|
|
|
|
|
by insomagent
139 days ago
|
|
I'm not super impressed with the performance, actually. I'm finding that it misunderstands me quite a bit. While it is definitely better at reading big codebases and finding a needle in a haystack, it's nowhere near as good as Opus 4.5 at reading between the lines and figuring out what I really want it to do, even with a pretty well defined issue. It also has a habit of "running wild". If I say "first, verify you understand everything and then we will implement it." Well, it DOES output its understanding of the issue. And it's pretty spot-on on the analysis of the issue. But, importantly, it did not correctly intuit my actual request: "First, explain your understanding of this issue to me so I can validate your logic.

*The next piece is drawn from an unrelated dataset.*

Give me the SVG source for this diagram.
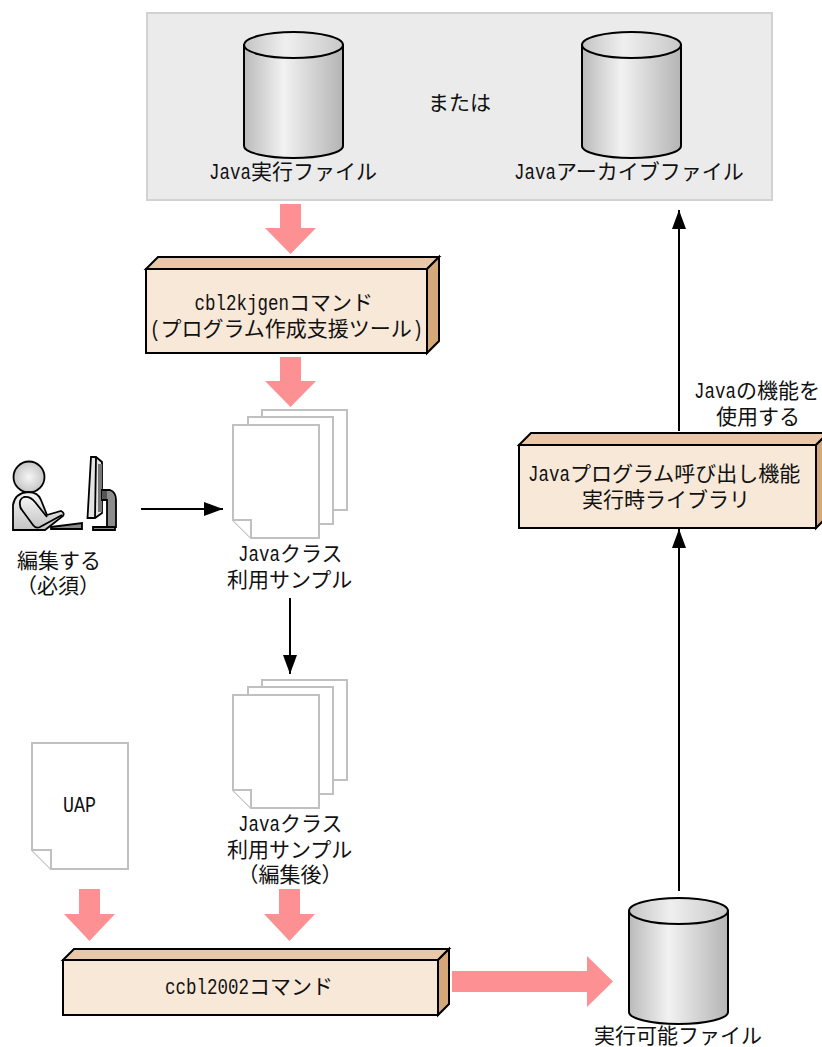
<svg xmlns="http://www.w3.org/2000/svg" width="822" height="1047" viewBox="0 0 822 1047">
<defs>
<linearGradient id="cylBody" x1="0" y1="0" x2="1" y2="0"><stop offset="0" stop-color="#bababa"/><stop offset="0.4" stop-color="#f2f2f2"/><stop offset="1" stop-color="#b4b4b4"/></linearGradient>
<linearGradient id="cylTop" x1="0" y1="0" x2="1" y2="0"><stop offset="0" stop-color="#c4c4c4"/><stop offset="0.42" stop-color="#efefef"/><stop offset="1" stop-color="#c8c8c8"/></linearGradient>
<radialGradient id="headG" cx="0.5" cy="0.5" r="0.55"><stop offset="0" stop-color="#f6f6f6"/><stop offset="1" stop-color="#c0c0c0"/></radialGradient>
<linearGradient id="bodyG" x1="0" y1="0" x2="0" y2="1"><stop offset="0" stop-color="#f4f4f4"/><stop offset="1" stop-color="#c4c4c4"/></linearGradient>
<marker id="ah" markerUnits="userSpaceOnUse" markerWidth="19" markerHeight="14" refX="19" refY="7" orient="auto"><path d="M0 0L19 7L0 14Z" fill="#000"/></marker>
<g id="cyl"><path d="M0 13V114A49.500 12 0 0 0 99 114V13Z" fill="url(#cylBody)" stroke="#000" stroke-width="2"/><ellipse cx="49.500" cy="13" rx="49.500" ry="13" fill="url(#cylTop)" stroke="#000" stroke-width="2"/></g>
<g id="stack" class="doc"><path d="M262 410H347V510H262Z"/><path d="M248 417H333V524H248Z"/><path d="M233 425H319V538H251L233 520Z"/><path d="M233 520H251V538"/></g>
</defs>
<style>
text{font-family:"Noto Sans CJK JP","Liberation Sans",sans-serif;font-size:21px;fill:#111}
.l{font-family:"Liberation Mono",monospace;font-size:22px}
.doc path{fill:#fff;stroke:#c0c0c0;stroke-width:2}
.big{fill:#fd9092}
.f{fill:#f7e8d8}.t{fill:#e8c8a8}.s{fill:#d4a878}
.box path{stroke:#000;stroke-width:2;stroke-linejoin:miter}
.ln{stroke:#000;stroke-width:2;fill:none;marker-end:url(#ah)}
.ic{stroke:#000;stroke-width:1.800}
</style>
<rect width="822" height="1047" fill="#fff"/>
<g id="group-panel"><rect x="147" y="13" width="625" height="187" fill="#ebebeb" stroke="#d2d2d2" stroke-width="2"/>
<text x="428" y="110">または</text></g>
<g id="java-exec"><use href="#cyl" x="244" y="32"/>
<text y="179"><tspan class="l" x="209" textLength="42" lengthAdjust="spacingAndGlyphs">Java</tspan><tspan x="251">実行ファイル</tspan></text></g>
<g id="java-archive"><use href="#cyl" x="582" y="32"/>
<text y="179"><tspan class="l" x="514" textLength="42" lengthAdjust="spacingAndGlyphs">Java</tspan><tspan x="556">アーカイブファイル</tspan></text></g>
<g id="connectors">
<path class="big" d="M280 204H301V228H316L290.500 254L265 228H280Z"/>
<path class="big" d="M280 357H301V381H316L290.500 407L265 381H280Z"/>
<path class="big" d="M79 889H100V914H115L89.500 941L64 914H79Z"/>
<path class="big" d="M279 889H300V914H315L289.500 941L264 914H279Z"/>
<path class="big" d="M452 971H587V956L613 981.500L587 1007V992H452Z"/>
<path class="ln" d="M141 509H223"/>
<path class="ln" d="M290 598V674"/>
<path class="ln" d="M679 891V529"/>
<path class="ln" d="M679 431V210"/>
</g>
<g id="cbl2kjgen" class="box"><path class="t" d="M146 269L158 257H439L427 269Z"/><path class="s" d="M427 269L439 257V341L427 353Z"/><path class="f" d="M146 269H427V353H146Z"/>
<text y="310"><tspan class="l" x="194.500" textLength="94.500" lengthAdjust="spacingAndGlyphs">cbl2kjgen</tspan><tspan x="289">コマンド</tspan></text>
<text y="336"><tspan class="l" x="150" textLength="10.500" lengthAdjust="spacingAndGlyphs">(</tspan><tspan x="160.500">プログラム作成支援ツール</tspan><tspan class="l" x="412.500" textLength="10.500" lengthAdjust="spacingAndGlyphs">)</tspan></text></g>
<g id="samples"><use href="#stack"/>
<text y="561"><tspan class="l" x="238" textLength="42" lengthAdjust="spacingAndGlyphs">Java</tspan><tspan x="280">クラス</tspan></text>
<text x="227" y="587">利用サンプル</text></g>
<g id="editor">
<circle cx="29" cy="477" r="15.500" fill="url(#headG)" class="ic"/>
<path d="M13 530V505Q15 493 28 492Q38 492 41 500L47 515L61 511Q65 513 63 516L45 530Z" fill="url(#bodyG)" class="ic"/>
<path d="M47 517L35 502Q30 496 24 497Q19 499 20 505Q20 508 22 510L33 525Q36 529 40 527L62 515" fill="url(#bodyG)" class="ic"/>
<path d="M51 527L82 523V529H51Z" fill="#8a8a8a" class="ic"/>
<path d="M91 457L87.500 518H95L102 513V462L96 457Z" fill="#e4e4e4" class="ic"/>
<path d="M96 458L95 518" fill="none" class="ic"/>
<path d="M98 464H102V512H98Z" fill="#777"/>
<path d="M102 490H110Q116 492 116 500V527H107V500H102Z" fill="#8c8c8c" class="ic"/>
<path d="M102 491H107V499H102Z" fill="#555"/>
<path d="M93 527H115V530H93Z" fill="#8a8a8a" class="ic"/>
<text x="17" y="568">編集する</text>
<text x="16" y="593">（必須）</text></g>
<g id="samples-edited"><use href="#stack" y="270"/>
<text y="831"><tspan class="l" x="238" textLength="42" lengthAdjust="spacingAndGlyphs">Java</tspan><tspan x="280">クラス</tspan></text>
<text x="227" y="857">利用サンプル</text>
<text x="237.500" y="882">（編集後）</text></g>
<g id="uap"><g class="doc"><path d="M32 743H128V869H51L32 850Z"/><path d="M32 850H51V869"/></g>
<text class="l" y="812" x="63" textLength="33" lengthAdjust="spacingAndGlyphs">UAP</text></g>
<g id="ccbl2002" class="box"><path class="t" d="M63 960L74 949H449L438 960Z"/><path class="s" d="M438 960L449 949V1004L438 1015Z"/><path class="f" d="M63 960H438V1015H63Z"/>
<text y="994"><tspan class="l" x="165" textLength="84" lengthAdjust="spacingAndGlyphs">ccbl2002</tspan><tspan x="249">コマンド</tspan></text></g>
<g id="executable"><use href="#cyl" x="629" y="898"/>
<text x="594" y="1043">実行可能ファイル</text></g>
<g id="runtime-lib" class="box"><path class="t" d="M519 445L531 433H828L816 445Z"/><path class="s" d="M816 445L828 433V516L816 528Z"/><path class="f" d="M519 445H816V528H519Z"/>
<text y="481"><tspan class="l" x="528" textLength="42" lengthAdjust="spacingAndGlyphs">Java</tspan><tspan x="570">プログラム呼び出し機能</tspan></text>
<text x="582" y="507">実行時ライブラリ</text></g>
<g id="java-note"><text y="398"><tspan class="l" x="694" textLength="42" lengthAdjust="spacingAndGlyphs">Java</tspan><tspan x="736">の機能を</tspan></text>
<text x="716" y="424">使用する</text></g>
</svg>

Then STOP, so I can read it and give you the go ahead to implement." I think the main issue we are going to see with Opus 4.6 is this "running wild" phenomenon, which is step 1 of the eternal paperclip optimizer machine. So be careful, especially when using "auto accept edits" |
|
As an example, I asked it to commit everything in the worktree. I stressed everything and prompted it very explicitly, because even 4.5 sometimes likes to say, "I didn't do that other stuff, I'm only going to commit my stuff even though he said everything".
It still only committed a few things.
I had to ask again.
And again.
I had to ask four times, with increasing amounts of expletives and threats in order to finally see a clean worktree. I was worried at some point it was just going to solve the problem by cleaning the workspace without even committing.
4.5 is way easier to steer, despite its warts.